14. Model Selection for Code
Code generation has distinct requirements: syntax accuracy, API knowledge, debugging capability, and readability. This chapter helps you select models optimized for programming tasks.
Code model requirements:
- Syntax accuracy: Generates valid Python, JavaScript, etc.
- API familiarity: Knows common library interfaces
- Context awareness: Uses provided code, not generic patterns
- Debugging capability: Reads error messages and suggests fixes
Benchmark-first selection:
Start with HumanEval and MBPP scores, but also test on your specific stack:
# code_benchmark.py
test_cases = [
{
"id": "pandas_cleanup",
"prompt": "Write a function that takes a DataFrame with columns ['date', 'value'] and returns a DataFrame with missing dates filled and outliers (values > 3 std) removed.",
"reference_implementation": True,
"tests": [
"test_df = pd.DataFrame(...)",
"out = remove_outliers(fill_dates(in_df))",
"assert len(out) > 0"
]
},
# Add cases specific to your codebase
]
Model selection by language:
| Language | Recommended models | Notes |
|---|---|---|
| Python | CodeLlama, Deepseek-Coder, Mistral | Strong Python focus |
| JavaScript | WizardCoder, CodeLlama | React/Node APIs |
| General | CodeLlama 70B | Large, covers multiple languages |
Code-specific optimizations:
Some models are fine-tuned specifically for code:
- CodeLlama: Meta's code-specialized Llama variant, multiple sizes
- Deepseek-Coder: Trained on code completion, strong results
- StarCoder: Trained on GitHub with permissive licenses
These outperform general models of the same size on code tasks.
Quantization for code:
Code generation often tolerates lower quantization better than other tasks because:
- The answer is verifiable (run the code)

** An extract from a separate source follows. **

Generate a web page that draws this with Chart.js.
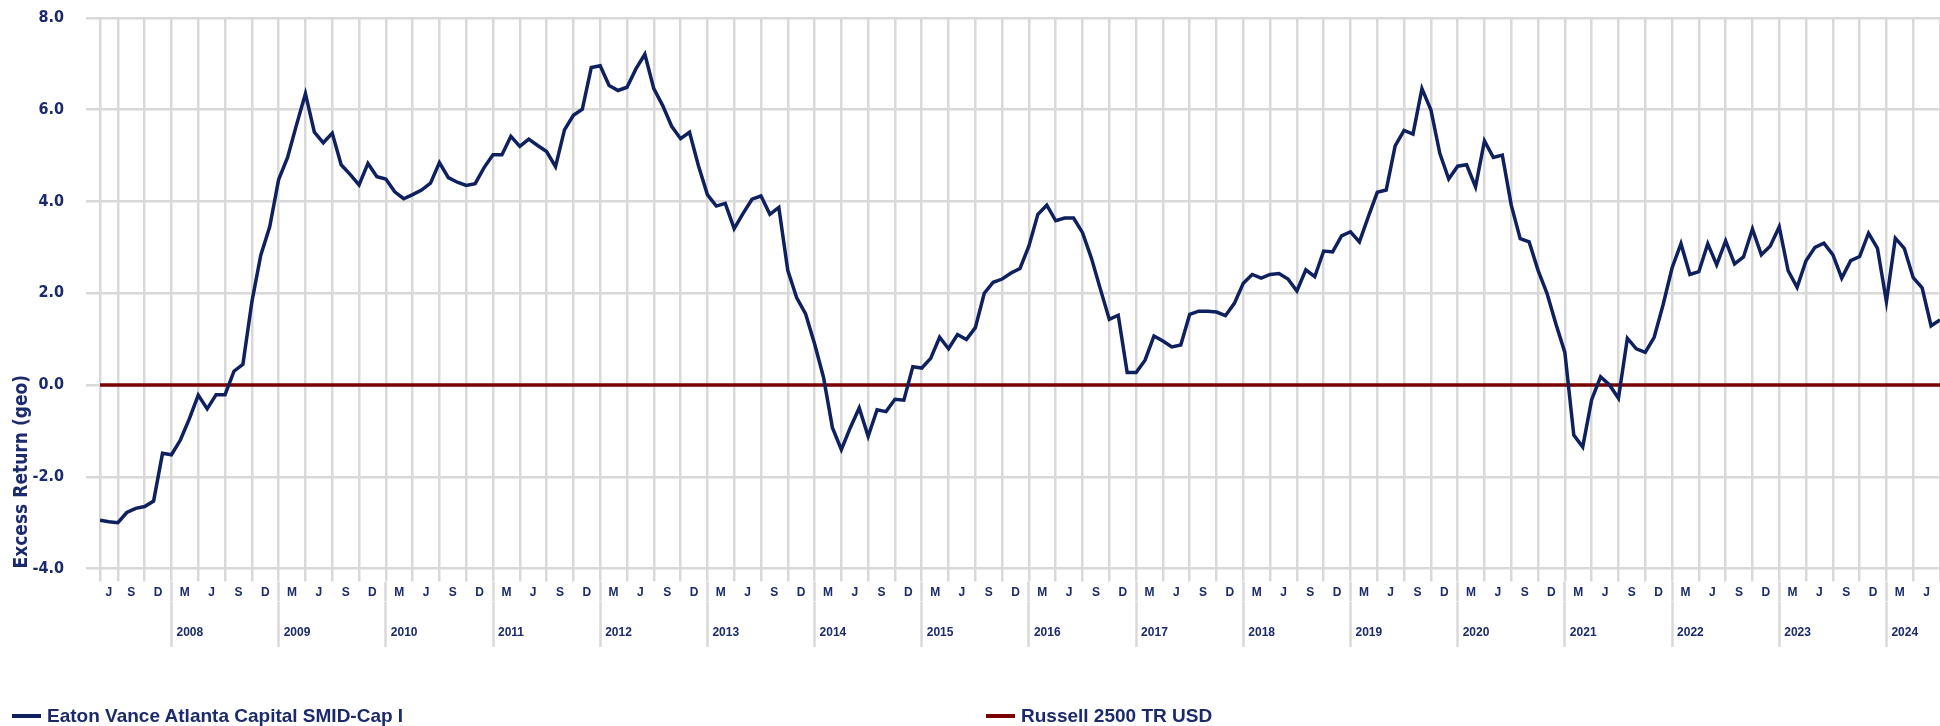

- Syntax errors are obvious failures
- Complex logic benefits from model quality over quantization precision
Use Q4_K_M as baseline, consider Q5_K_M if working on critical code.
Local verification checkpoint
Run the smallest example from this chapter in a local workspace and record the package version, runtime, data path, and observed output. If the result depends on model size, vector count, CPU/GPU backend, or available memory, note that constraint beside the exercise so the lesson remains reproducible.
Run a model on 5 real coding tasks from your current project. Measure syntax errors, API usage errors, and logical errors separately. Compare to HumanEval performance.